Time Warner Cable, like others in the pay-TV industry, has been essentially paying off content partners to prevent web-based streaming, Bloomberg reports. Incentives to lock-out content providers from streaming their properties online include monetary bonuses and threats to drop programming. Deals brokered between TWC and its partners are largely private, but some of their details were leaked to Bloomberg by anonymous inside sources.

"Exclusivities and windows are extremely common in the entertainment industry," said NY-based TWC spokeswoman Maureen Huff in response to Bloomberg's report. "It's absurd to suggest that, in today's highly competitive video marketplace, obtaining some level of exclusivity is anticompetitive."

Admittedly, deals peppered with stipulations of exclusivity aren't exactly a new thing. With more than 300 deals under its belt though, TWC makes no bones about its feelings toward would-be online disruptors.

Huff added, "In fact, the amount and scope of exclusivity and windowing in Time Warner Cable's arrangements with programmers pales by comparison to that found between other players in the entertainment ecosystem."

In a nutshell: we do it, but others do it more.

Other companies, like Charter and AT&T, are also guilty of similar practices. AT&T is purportedly paying less to content providers who simultaneously provide online streaming while Charter claims to use such incentives and penalties to protect its cable-based "ecosystem".

If you're thinking deals like these are to blame for the poor state of TV streaming though, AllThingsD reports that may not necessarily be the case. Citing TWC as an example, its executive sources claim the company doesn't have those types of arrangements with the biggest players in the industry, names which include the likes of Viacom, Discovery and NBC. Hugely successful media companies have tons of bargaining power and often aren't so short-sighted to lock themselves into a no-streaming deal.

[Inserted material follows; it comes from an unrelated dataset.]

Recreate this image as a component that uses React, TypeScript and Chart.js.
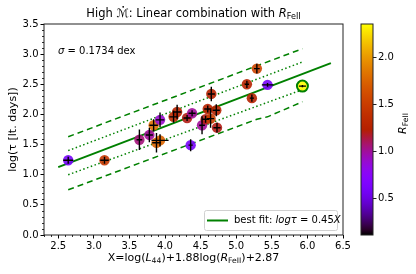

Rather, TV streaming outfits like Apple TV, Google TV and possibly even Intel have difficulty striking bargains because purchasing content to stream online is identical to the process used by cable companies: they must spend large sums of money on inflexible channel bundles – a practice which the industry uses to subsidize its least popular properties with its most desirable ones. Even worse, since tech companies generally don't have much clout with big media, they often times wind up paying more than companies like Comcast and TWC for the same content.